Mesmo que não espere mudanças imediatas, sua expectativa é positiva: “Espero a preservação do ensino público e, principalmente, da assistência estudantil, que é o que mantém o aluno na universidade”.
O QUE DIZ A RURAL
O ATUAL também fez contato com a UFRRJ para falar sobre a situação financeira da universidade. Um dos questionamentos foi sobre um vídeo de dezembro passado, no qual o reitor Roberto Rodrigues dá a entender que não honraria todos os compromissos – como os com fornecedores, por exemplo – ao falar em “pagar somente as bolsas dos nossos alunos. Todas as outras notas não serão pagas”.

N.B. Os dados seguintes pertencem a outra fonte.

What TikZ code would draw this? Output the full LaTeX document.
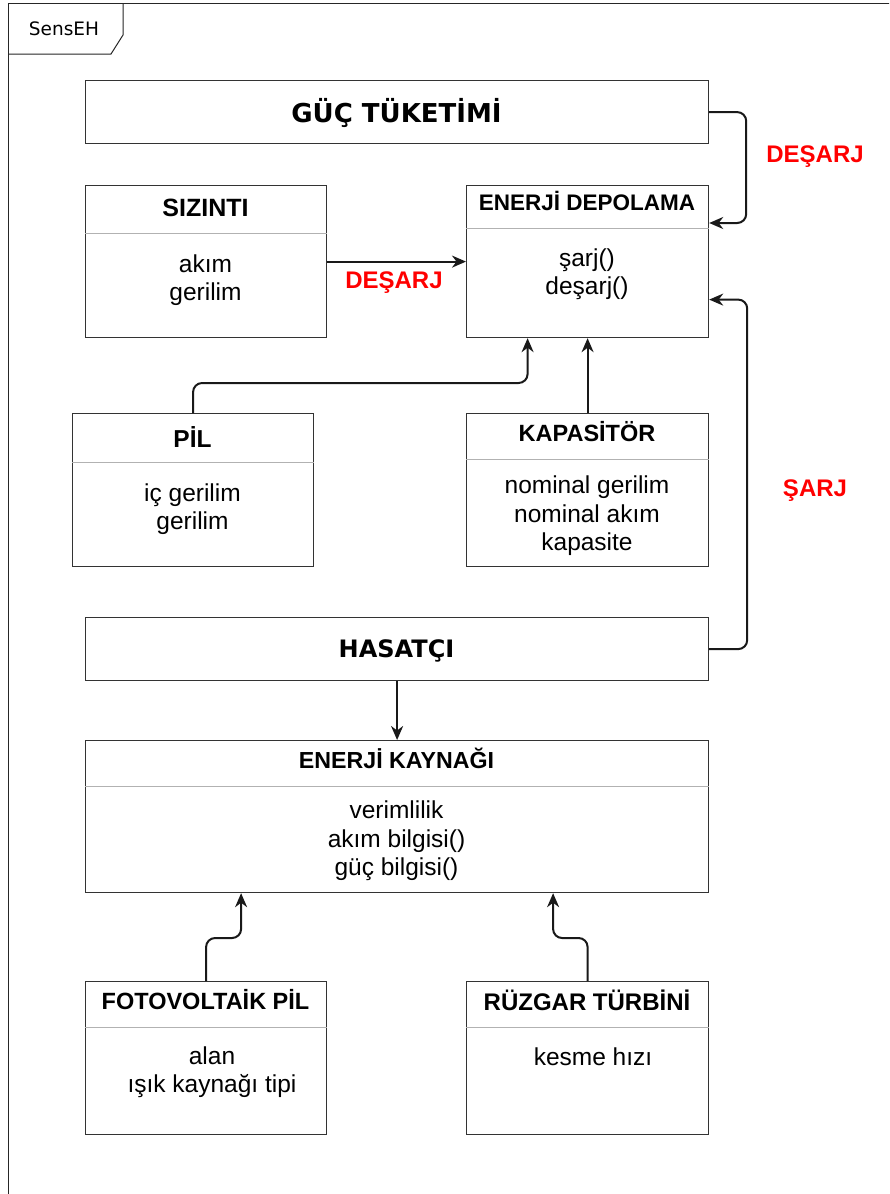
\documentclass[tikz,border=0pt]{standalone}
\usepackage{fontspec}
\setmainfont{Liberation Sans}
\newfontfamily\verd{DejaVu Sans}
\usetikzlibrary{arrows.meta}

\tikzset{
  umlbox/.style={draw=black!80, line width=1.2pt, fill=white, inner sep=0pt, anchor=north west},
  sepline/.style={draw=black!30, line width=1pt},
  hdr/.style={font=\bfseries\fontsize{#1}{#1}\selectfont, inner sep=0pt},
  hdr/.default=24,
  body/.style={font=\fontsize{24.5}{28.5}\selectfont, align=center, inner sep=0pt},
  vhdr/.style={font=\verd\bfseries\fontsize{#1}{#1}\selectfont, inner sep=0pt},
  conn/.style={draw=black!90, line width=2pt, rounded corners=9pt,
    -{Stealth[length=14pt, width=12pt, inset=4.5pt]}},
  flowlbl/.style={text=red, font=\bfseries\fontsize{24}{24}\selectfont, inner sep=0pt},
  frameline/.style={draw=black!85, line width=1pt}
}

\begin{document}
\begin{tikzpicture}[x=1pt, y=-1pt]
\useasboundingbox (0,0) rectangle (889,1194);
\clip (0,0) rectangle (889,1194);
\fill[white] (0,0) rectangle (889,1194);

% package frame with its name tab
\draw[frameline] (8,1260) -- (8,3) -- (960,3);
\draw[frameline] (8,54) -- (111,54) -- (123,35) -- (123,3);
\node[font=\verd\fontsize{18.5}{18.5}\selectfont, inner sep=0pt] (pkg) at (64,29) {SensEH};

% boxes
\node[umlbox, minimum width=623pt, minimum height=63pt] (guc) at (85,80) {};
\node[umlbox, minimum width=241pt, minimum height=152pt] (siz) at (85,185) {};
\node[umlbox, minimum width=242pt, minimum height=152pt] (depo) at (466,185) {};
\node[umlbox, minimum width=241pt, minimum height=153pt] (pil) at (72,413) {};
\node[umlbox, minimum width=242pt, minimum height=153pt] (kap) at (466,413) {};
\node[umlbox, minimum width=623pt, minimum height=63pt] (has) at (85,617) {};
\node[umlbox, minimum width=623pt, minimum height=152pt] (kay) at (85,740) {};
\node[umlbox, minimum width=241pt, minimum height=153pt] (foto) at (85,981) {};
\node[umlbox, minimum width=242pt, minimum height=153pt] (ruz) at (466,981) {};

% compartment separators
\draw[sepline] ([yshift=-48pt]siz.north west) -- ([yshift=-48pt]siz.north east);
\draw[sepline] ([yshift=-43pt]depo.north west) -- ([yshift=-43pt]depo.north east);
\draw[sepline] ([yshift=-49pt]pil.north west) -- ([yshift=-49pt]pil.north east);
\draw[sepline] ([yshift=-46pt]kap.north west) -- ([yshift=-46pt]kap.north east);
\draw[sepline] ([yshift=-46pt]kay.north west) -- ([yshift=-46pt]kay.north east);
\draw[sepline] ([yshift=-46pt]foto.north west) -- ([yshift=-46pt]foto.north east);
\draw[sepline] ([yshift=-46pt]ruz.north west) -- ([yshift=-46pt]ruz.north east);

% titles
\node[vhdr=26] (gucT) at (396.5,113) {GÜÇ TÜKETİMİ};
\node[vhdr=24] (hasT) at (396.5,651) {HASATÇI};
\node[hdr=25] (sizT) at (205.5,208) {SIZINTI};
\node[hdr=22.5] (depoT) at (587,201) {ENERJİ DEPOLAMA};
\node[hdr=24.5] (pilT) at (192.5,437) {PİL};
\node[hdr=23.5] (kapT) at (587,432) {KAPASİTÖR};
\node[hdr=23.2] (kayT) at (396.5,758) {ENERJİ KAYNAĞI};
\node[hdr=23.5] (fotoT) at (205.5,1000) {FOTOVOLTAİK PİL};
\node[hdr=24] (ruzT) at (587,1000) {RÜZGAR TÜRBİNİ};

% members
\node[body] (sizB) at (205.5,280) {akım\\gerilim};
\node[body] (depoB) at (587,274) {şarj()\\deşarj()};
\node[body] (pilB) at (192.5,509) {iç gerilim\\gerilim};
\node[body] (kapB) at (587,516) {nominal gerilim\\nominal akım\\kapasite};
\node[body] (kayB) at (396.5,841) {verimlilik\\akım bilgisi()\\güç bilgisi()};
\node[body] (fotoB) at (212,1072) {alan\\ışık kaynağı tipi};
\node[body] (ruzB) at (593,1057) {kesme hızı};

% connectors
\draw[conn] (guc.east) -- ++(37,0) |- ([yshift=-38pt]depo.north east);
\draw[conn] (siz.east) -- (depo.west);
\draw[conn] (pil.north) -- ++(0,-30) -| ([xshift=-60pt]depo.south);
\draw[conn] (kap.north) -- (depo.south);
\draw[conn] (has.east) -- ++(38,0) |- ([yshift=-38pt]depo.east);
\draw[conn] (has.south) -- (kay.north);
\draw[conn] (foto.north) -- ++(0,-43) -| ([xshift=-156pt]kay.south);
\draw[conn] (ruz.north) -- ++(0,-43) -| ([xshift=156pt]kay.south);

% flow labels
\node[flowlbl] (desarj1) at (815,157) {DEŞARJ};
\node[flowlbl] (desarj2) at (394,283) {DEŞARJ};
\node[flowlbl] (sarj) at (815,491) {ŞARJ};
\end{tikzpicture}
\end{document}
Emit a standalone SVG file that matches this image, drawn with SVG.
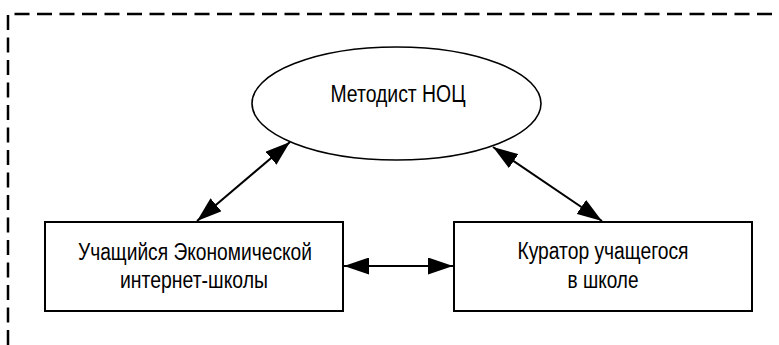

Em resposta, o vice-reitor, o professor César Augusto Da Ros, alegou que Rodrigues se referiu apenas à preferência pelos bolsistas: “Ele quis dizer que a prioridade seria o pagamento das bolsas e auxílios aos estudantes. Ele não quis dizer que os fornecedores não seriam pagos”.
Ainda sobre os bloqueios orçamentários de 2022, o vice-reitor assegura que não houve cortes em serviços, bolsas ou auxílios na Rural. Para isso, explica ele, a estratégia foi a de não assumir novos compromissos, como editais e contratos.
Uma fonte chegou a contar à reportagem que alguns auxílios não abrem há algum tempo ou estão com poucas vagas. Por exemplo, o auxílio-creche teria aberto inscrição apenas para cinco pessoas.
Mas, segundo o vice-reitor, as cinco pessoas em questão, que conseguiram o benefício, foram as únicas que completaram a inscrição e atenderam aos critérios previstos no edital.
2023
Quanto ao ano que se inicia, se Beatriz tenta substituir a incerteza pela esperança, com a Rural não é diferente. A perspectiva é por um trabalho em conjunto entre o novo governo e as organizações que integram a Andifes (Associação Nacional dos Dirigentes das Instituições Federais de Ensino Superior).
O vice-reitor destaca que o objetivo é a “recomposição dos orçamentos das universidades federais, a patamares que possibilitem o pleno funcionamento das atividades de ensino, pesquisa e extensão, conferindo-se prioridade a manutenção dos programas de permanência estudantil, aos estudantes em situação de vulnerabilidade socioeconômica”.